We have been taking a brief look at the nature of time and now let us turn our attention to language, another aspect of thought. Language is an extraordinary ability of mind and one that gives the accumulating movement a powerful sense of permanence. For in the very nature of language lies duality, or the necessary existence of both a subject and an object. A sense of duality also arises with memory and perception, but as we have been saying, none function without all the others as well; it is one indivisible movement.

The duality of language stems from the nature of thought itself, which divides, fragments, and breaks things apart in order to perceive relationships in time and space. And the nature of thought depends upon that of memory and the consequences of memory in the living organism. Simply speaking, language is composed of words, whose meaning is defined and understood in a standardized manner by a particular population of humanity. The word being an abstract symbol, or image, created in the mind that is meant to conceptually stand in the place of something. The word can stand alone, representing nothing but itself, or be the conceptual equivalent of something existing in space, real or imagined, vague or concrete.

And it is the word, strung together as language, which creates one aspect of our strong sense of individuality, continuity, for again, language lends itself to having a subject. Not only that, but a subject that is perceived to be, or experienced as, permanent. In other words, aspects of the subject may change, but the subject always, in some way, remains the same subject, always. Again, the power is in the indivisible nature of the accumulating movement, for all aspects play upon, strengthen, and add depth to one another, like several streams converging to form a roaring river. Or one can think of such a movement, or the relationship of such aspects, like the five senses of the physical body. If there were only one of the five senses operational, the reality experienced would lack a certain depth, and complexity, wouldn’t it?

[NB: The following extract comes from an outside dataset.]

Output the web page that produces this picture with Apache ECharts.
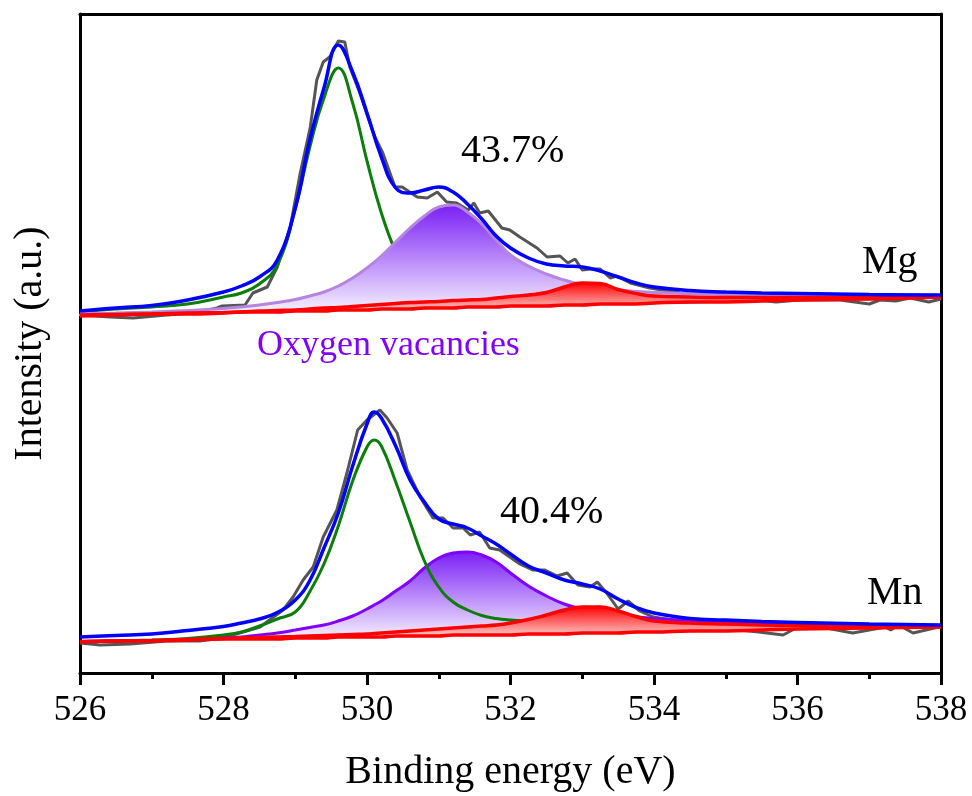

And so it is with the accumulating movement of mind, its power is in its indivisibility. And as we have been observing this movement, one can see how the five senses, which are an aspect of the physical body, play there active roles in this movement as well, which we will go into in more depth later on. So we were talking about the sense of a permanent subject that is greatly strengthened through language, which inevitably consists of the habitual repetition of words. One can also refer to this strengthening of a permanent subject as identification. For together language and image, both born of memory, create a firm grip of identification in the mind. For instance, take a look, and listen to, this very sentence: ‘when you hear yourself think you are always identified with the one thinking your thoughts’. This sentence may in some way be true, but within the very structure of the sentence itself there are many examples of identification with the word. For instance, it can be difficult to discern whether or not the word ‘you’ is referring to an actual subject, independent of the word itself or there is only the word ‘you’ which through repetition, and identification with, seems to refer to a subject independent of the word.

For once something conceptual enters perception, it flows into the river of experience and memory, where it becomes the basis for further thought and reaction to a perceived reality that has now been altered by one’s own unconscious involvement. For now, we will simply say that the word ‘you’ is referring to the individual body that is thinking, but as we will soon discover, this may not actually be the case.